Clegg continued to show that courage in an interview with Andrew Marr on Sunday. Given the pictures of his gloom and the mountain to climb left by the results, Clegg gave remarkably assured answers and honestly asserted that he’d misjudged things, and that the Lib Dems needed to have a “louder voice” in the coalition. He spoke of the need to sing about the unexpectedly high number of Lib Dem manifesto policies being implemented. But in many ways all this was predictable and necessary.
The efforts to give his party an individual and distinctive again will undoubtedly begin to heal the wounds of defeat.
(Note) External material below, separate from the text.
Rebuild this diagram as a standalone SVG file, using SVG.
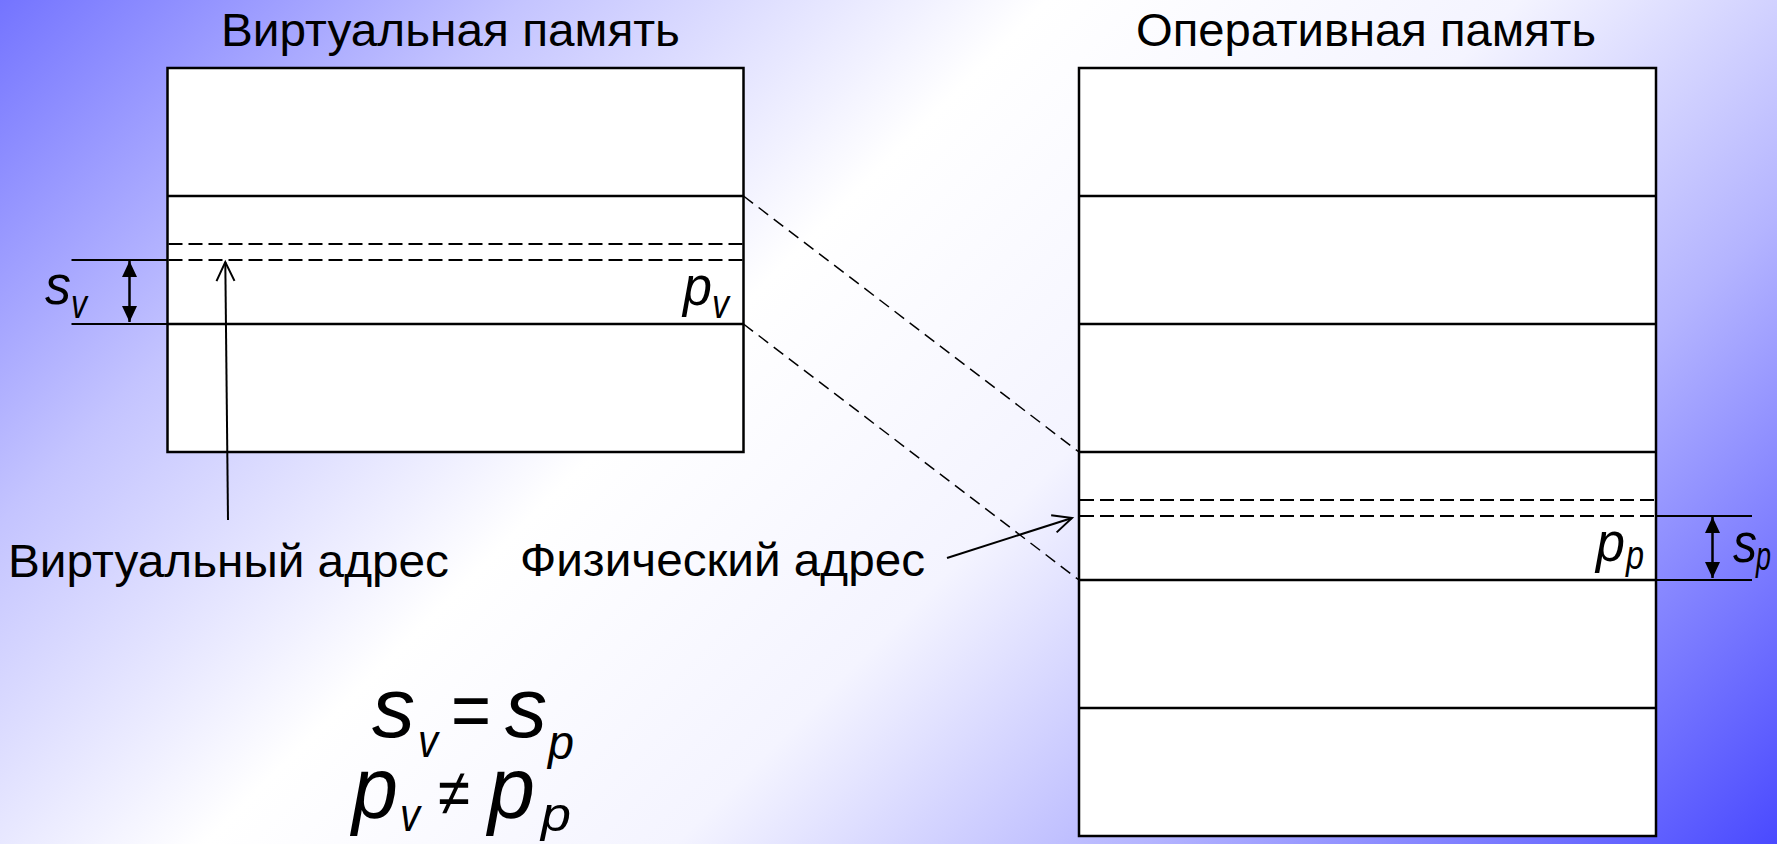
<svg xmlns="http://www.w3.org/2000/svg" width="1777" height="844" viewBox="0 0 1777 844">
<defs>
<linearGradient id="bg" gradientUnits="userSpaceOnUse" x1="0" y1="0" x2="1310" y2="1310">
<stop offset="0" stop-color="#7474ff"/>
<stop offset="0.2" stop-color="#c4c4ff"/>
<stop offset="0.4" stop-color="#ffffff"/>
<stop offset="0.58" stop-color="#f4f4ff"/>
<stop offset="0.76" stop-color="#b4b4ff"/>
<stop offset="1" stop-color="#4a4aff"/>
</linearGradient>
<marker id="open" markerUnits="userSpaceOnUse" viewBox="0 0 24 24" markerWidth="24" markerHeight="24" refX="20" refY="10" orient="auto">
<path d="M1,1 L20,10 L1,19" fill="none" stroke="#000" stroke-width="2"/>
</marker>
<marker id="solid" markerUnits="userSpaceOnUse" viewBox="0 0 16 16" markerWidth="16" markerHeight="16" refX="16" refY="7.5" orient="auto-start-reverse">
<path d="M0,0 L16,7.5 L0,15 z" fill="#000"/>
</marker>
</defs>
<style>
.t{font-family:"Liberation Sans",Arial,sans-serif;fill:#000}
.m{font-family:"Liberation Sans",Arial,sans-serif;font-style:italic;fill:#000}
.box{fill:#fff;stroke:#000;stroke-width:2.5}
.div{stroke:#000;stroke-width:2.5}
.dash{stroke:#000;stroke-width:2;stroke-dasharray:14 6}
.conn{stroke:#000;stroke-width:1.5;stroke-dasharray:12 7;fill:none}
.thin{stroke:#000;stroke-width:2}
.arr{stroke:#000;stroke-width:2;fill:none}
.dim{stroke:#000;stroke-width:2.5;fill:none}
</style>
<rect width="1777" height="844" fill="url(#bg)"/>

<g id="virtual-memory">
<text class="t" x="221" y="46" font-size="47" textLength="459" lengthAdjust="spacingAndGlyphs">Виртуальная память</text>
<rect class="box" x="167.5" y="68" width="576" height="384"/>
<line class="div" x1="167.5" y1="196" x2="743.5" y2="196"/>
<line class="div" x1="167.5" y1="324" x2="743.5" y2="324"/>
<line class="dash" x1="168.5" y1="244" x2="742.5" y2="244"/>
<line class="dash" x1="168.5" y1="260" x2="742.5" y2="260"/>
<text class="m" x="683" y="305" font-size="56" textLength="29" lengthAdjust="spacingAndGlyphs">p</text>
<text class="m" x="712" y="318" font-size="40" textLength="17" lengthAdjust="spacingAndGlyphs">v</text>
</g>

<g id="sv-dimension">
<line class="thin" x1="71.5" y1="260" x2="167.5" y2="260"/>
<line class="thin" x1="71.5" y1="324" x2="167.5" y2="324"/>
<line class="dim" x1="129.5" y1="261" x2="129.5" y2="322" marker-start="url(#solid)" marker-end="url(#solid)"/>
<text class="m" x="45" y="304" font-size="56" textLength="26" lengthAdjust="spacingAndGlyphs">s</text>
<text class="m" x="71" y="318" font-size="40" textLength="16" lengthAdjust="spacingAndGlyphs">v</text>
</g>

<g id="physical-memory">
<text class="t" x="1136" y="46" font-size="47" textLength="460" lengthAdjust="spacingAndGlyphs">Оперативная память</text>
<rect class="box" x="1079" y="68" width="577" height="768"/>
<line class="div" x1="1079" y1="196" x2="1656" y2="196"/>
<line class="div" x1="1079" y1="324" x2="1656" y2="324"/>
<line class="div" x1="1079" y1="452" x2="1656" y2="452"/>
<line class="div" x1="1079" y1="580" x2="1656" y2="580"/>
<line class="div" x1="1079" y1="708" x2="1656" y2="708"/>
<line class="dash" x1="1080" y1="500" x2="1655" y2="500"/>
<line class="dash" x1="1080" y1="516" x2="1655" y2="516"/>
<text class="m" x="1596" y="561" font-size="56" textLength="29" lengthAdjust="spacingAndGlyphs">p</text>
<text class="m" x="1626" y="569" font-size="40" textLength="18" lengthAdjust="spacingAndGlyphs">p</text>
</g>

<g id="sp-dimension">
<line class="thin" x1="1656" y1="516" x2="1752" y2="516"/>
<line class="thin" x1="1656" y1="580" x2="1752" y2="580"/>
<line class="dim" x1="1712.5" y1="517" x2="1712.5" y2="578" marker-start="url(#solid)" marker-end="url(#solid)"/>
<text class="m" x="1733" y="562" font-size="56" textLength="24" lengthAdjust="spacingAndGlyphs">s</text>
<text class="m" x="1756" y="570" font-size="40" textLength="15" lengthAdjust="spacingAndGlyphs">p</text>
</g>

<g id="virtual-address-label">
<text class="t" x="8" y="577" font-size="47" textLength="441" lengthAdjust="spacingAndGlyphs">Виртуальный адрес</text>
</g>

<g id="physical-address-label">
<text class="t" x="520" y="576" font-size="47" textLength="405" lengthAdjust="spacingAndGlyphs">Физический адрес</text>
</g>

<g id="equations">
<text class="m" x="372" y="737" font-size="86" textLength="43" lengthAdjust="spacingAndGlyphs">s</text>
<text class="m" x="418" y="757" font-size="46" textLength="20" lengthAdjust="spacingAndGlyphs">v</text>
<text class="t" x="451" y="737" font-size="80" textLength="40" lengthAdjust="spacingAndGlyphs">=</text>
<text class="m" x="505" y="737" font-size="86" textLength="42" lengthAdjust="spacingAndGlyphs">s</text>
<text class="m" x="548" y="759" font-size="48" textLength="26" lengthAdjust="spacingAndGlyphs">p</text>
<text class="m" x="352" y="818" font-size="88" textLength="46" lengthAdjust="spacingAndGlyphs">p</text>
<text class="m" x="400" y="831" font-size="46" textLength="20" lengthAdjust="spacingAndGlyphs">v</text>
<text class="t" x="438" y="815" font-size="66" textLength="32" lengthAdjust="spacingAndGlyphs">≠</text>
<text class="m" x="488" y="818" font-size="88" textLength="47" lengthAdjust="spacingAndGlyphs">p</text>
<text class="m" x="541" y="831" font-size="48" textLength="30" lengthAdjust="spacingAndGlyphs">p</text>
</g>

<g id="connectors">
<line class="conn" x1="743.5" y1="196" x2="1079" y2="452"/>
<line class="conn" x1="743.5" y1="324" x2="1079" y2="580"/>
<line class="arr" x1="228" y1="520" x2="225.3" y2="262" marker-end="url(#open)"/>
<line class="arr" x1="947" y1="558" x2="1072" y2="518" marker-end="url(#open)"/>
</g>
</svg>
He needs to show greater reluctance when he must go along with Conservative plans, pick the Tory policies he does oppose carefully for maximum impact and point out measures that perfectly illustrate the moderating influence of his party. Clegg has already worked out that NHS reform is the best way to begin a recovery, threatening to block it and demanding changes are made to meet concerns. However what would really give the Lib Dems a distinctive voice back is to propose and explain policies they would be implementing without the Conservatives.
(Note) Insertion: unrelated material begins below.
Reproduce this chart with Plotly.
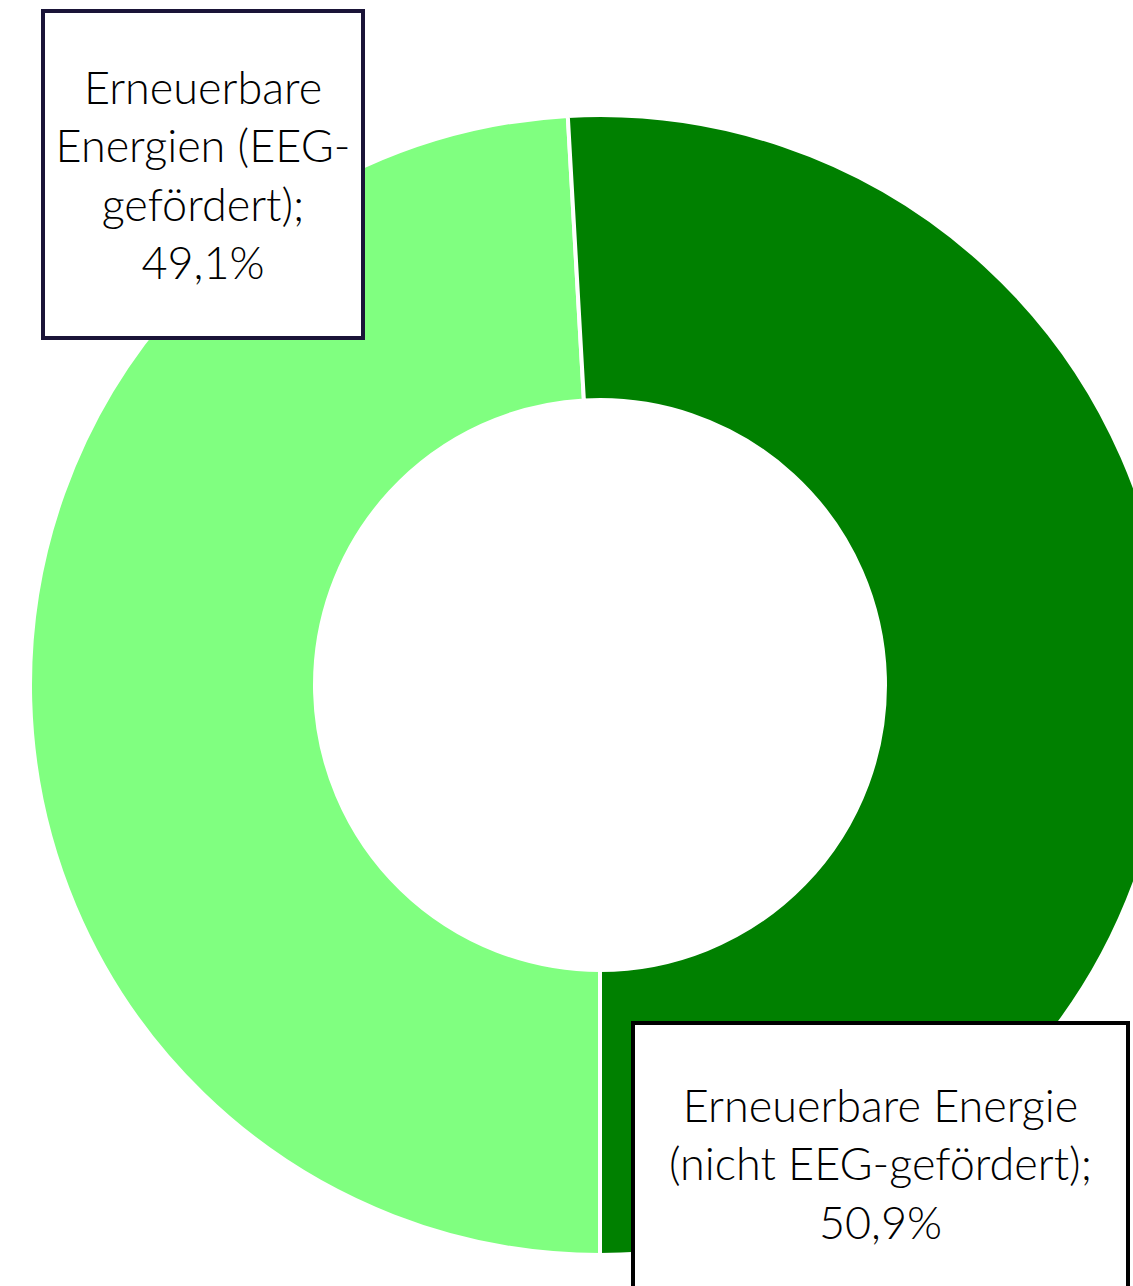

What I mean by this is to set out policies, on tuition fees for example, that the Lib Dems would implement if they had the ideal (but unlikely) scenario of a majority government. These policies should be calculated to appeal to Labour voters and those within Labour potentially open to coalition. The Lib Dems need to reach out to Ed Miliband or those around him with influence, to stop him pounding the human shields of the coalition as opposed to those in the driving seat. A senior figure in the party, perhaps likeable President Tim Farron, should be chosen to run what would almost be an alternative Lib Dem opposition.
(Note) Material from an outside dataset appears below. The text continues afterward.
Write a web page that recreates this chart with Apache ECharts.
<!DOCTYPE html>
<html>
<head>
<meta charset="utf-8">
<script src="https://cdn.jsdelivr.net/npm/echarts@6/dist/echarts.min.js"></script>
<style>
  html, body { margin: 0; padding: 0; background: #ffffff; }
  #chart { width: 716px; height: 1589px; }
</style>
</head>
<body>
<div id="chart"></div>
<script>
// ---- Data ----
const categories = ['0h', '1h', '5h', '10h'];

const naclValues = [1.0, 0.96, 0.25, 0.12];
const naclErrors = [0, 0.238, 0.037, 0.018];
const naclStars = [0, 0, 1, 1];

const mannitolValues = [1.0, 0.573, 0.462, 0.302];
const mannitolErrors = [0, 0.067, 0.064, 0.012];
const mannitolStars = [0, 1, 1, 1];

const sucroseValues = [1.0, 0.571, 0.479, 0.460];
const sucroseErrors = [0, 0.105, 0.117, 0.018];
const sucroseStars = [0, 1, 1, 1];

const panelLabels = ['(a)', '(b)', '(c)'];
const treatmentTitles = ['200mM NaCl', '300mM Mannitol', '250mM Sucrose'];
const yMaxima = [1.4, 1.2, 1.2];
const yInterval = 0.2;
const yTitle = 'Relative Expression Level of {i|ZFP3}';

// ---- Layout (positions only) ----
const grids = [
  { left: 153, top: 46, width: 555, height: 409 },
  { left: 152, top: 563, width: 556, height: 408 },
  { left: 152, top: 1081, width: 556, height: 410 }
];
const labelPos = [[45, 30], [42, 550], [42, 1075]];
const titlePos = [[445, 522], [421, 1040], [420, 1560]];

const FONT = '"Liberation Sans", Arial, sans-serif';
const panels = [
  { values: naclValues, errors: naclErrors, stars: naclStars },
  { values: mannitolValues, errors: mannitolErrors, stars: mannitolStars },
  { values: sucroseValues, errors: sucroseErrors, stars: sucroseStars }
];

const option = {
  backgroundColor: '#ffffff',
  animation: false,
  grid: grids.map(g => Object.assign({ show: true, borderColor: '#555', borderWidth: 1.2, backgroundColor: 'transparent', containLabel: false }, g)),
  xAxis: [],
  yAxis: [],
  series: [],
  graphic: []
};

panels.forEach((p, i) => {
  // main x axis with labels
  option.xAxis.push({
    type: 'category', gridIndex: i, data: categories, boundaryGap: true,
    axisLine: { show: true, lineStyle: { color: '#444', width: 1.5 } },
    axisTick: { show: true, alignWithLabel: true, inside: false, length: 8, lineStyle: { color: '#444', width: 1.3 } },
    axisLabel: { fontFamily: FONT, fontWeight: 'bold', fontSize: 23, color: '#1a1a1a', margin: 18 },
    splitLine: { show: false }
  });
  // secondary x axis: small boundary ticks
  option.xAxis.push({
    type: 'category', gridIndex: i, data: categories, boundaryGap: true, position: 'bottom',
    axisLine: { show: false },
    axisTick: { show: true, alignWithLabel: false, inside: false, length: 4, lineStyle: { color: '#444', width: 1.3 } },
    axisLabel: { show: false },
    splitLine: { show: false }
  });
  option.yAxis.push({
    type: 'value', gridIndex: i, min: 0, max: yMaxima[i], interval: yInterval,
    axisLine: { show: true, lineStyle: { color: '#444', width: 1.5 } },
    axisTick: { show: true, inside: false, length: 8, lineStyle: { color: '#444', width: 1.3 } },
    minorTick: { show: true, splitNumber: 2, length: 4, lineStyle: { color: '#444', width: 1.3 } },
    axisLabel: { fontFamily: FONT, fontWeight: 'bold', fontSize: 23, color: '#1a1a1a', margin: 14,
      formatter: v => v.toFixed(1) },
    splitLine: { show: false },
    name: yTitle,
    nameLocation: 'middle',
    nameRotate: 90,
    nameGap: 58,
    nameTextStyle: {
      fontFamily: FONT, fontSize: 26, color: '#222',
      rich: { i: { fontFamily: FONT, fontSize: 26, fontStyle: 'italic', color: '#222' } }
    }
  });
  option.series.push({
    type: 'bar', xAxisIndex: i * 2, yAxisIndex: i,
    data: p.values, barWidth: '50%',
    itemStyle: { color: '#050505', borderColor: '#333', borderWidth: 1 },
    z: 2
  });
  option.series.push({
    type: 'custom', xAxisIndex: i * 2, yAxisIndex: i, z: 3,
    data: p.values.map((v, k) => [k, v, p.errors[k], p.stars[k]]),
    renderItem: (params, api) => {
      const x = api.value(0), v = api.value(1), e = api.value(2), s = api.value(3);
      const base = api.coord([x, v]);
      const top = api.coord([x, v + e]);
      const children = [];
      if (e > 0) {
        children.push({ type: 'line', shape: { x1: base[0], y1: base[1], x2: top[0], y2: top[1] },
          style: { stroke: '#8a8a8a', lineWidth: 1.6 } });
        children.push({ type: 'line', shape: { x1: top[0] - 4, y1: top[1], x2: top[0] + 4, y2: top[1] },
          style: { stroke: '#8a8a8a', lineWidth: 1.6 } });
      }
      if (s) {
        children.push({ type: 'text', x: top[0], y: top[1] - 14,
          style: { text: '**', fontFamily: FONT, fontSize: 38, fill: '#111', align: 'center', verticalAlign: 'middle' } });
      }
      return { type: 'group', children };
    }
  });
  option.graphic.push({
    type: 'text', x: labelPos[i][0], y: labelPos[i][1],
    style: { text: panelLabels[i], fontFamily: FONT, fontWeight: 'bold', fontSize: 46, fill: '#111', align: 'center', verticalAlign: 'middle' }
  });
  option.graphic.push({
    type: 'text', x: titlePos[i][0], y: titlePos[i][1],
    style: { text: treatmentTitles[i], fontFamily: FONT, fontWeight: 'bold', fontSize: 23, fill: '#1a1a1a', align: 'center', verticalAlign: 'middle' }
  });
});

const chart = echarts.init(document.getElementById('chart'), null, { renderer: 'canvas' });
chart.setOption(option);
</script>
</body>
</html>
I accept this would be difficult to handle and could shatter trust and cooperation with the Tories. Many might say it’s impossible. But as long as Clegg and key Lib Dem ministers weren’t directly involved, the group did not challenge specific government policy and simply proposed Lib Dem alternatives not covered by the coalition agreement, there would be little the Tories could do to stop it. AV may be lost but the Lib Dems have plenty of arguments they can still make that are unique to them. They must take the philosophy behind AV, choice and fairness, and tie it to attractive policy. For example their manifesto went further on tax, transport, energy and the House of Lords. Choice is the key to freedom in a modern society and the Lib Dems must make the case for the state actively empowering individuals. The Liberals must show how they would liberate.
It’s probably better for Clegg to keep his head down for a while and continue to soak up pressure whilst his party recovers independently. Clegg’s popularity will take longer than his party’s to heal. But this does not mean he is the wrong man to lead it. He has for the most part taken bold decisions both in the national interest and to achieve greater fairness sought by his party’s voters. He has had to concede costly economic compromises, but to overcome these he must be bold again. Frankly after the tactics of the No Campaign, so wholeheartedly backed by Cameron, Clegg must dirty his hands a little. A louder voice will only convince dispirited voters if it hints at what the coalition is doing wrong because of the Conservatives, as well as what it’s doing right because of the Lib Dems.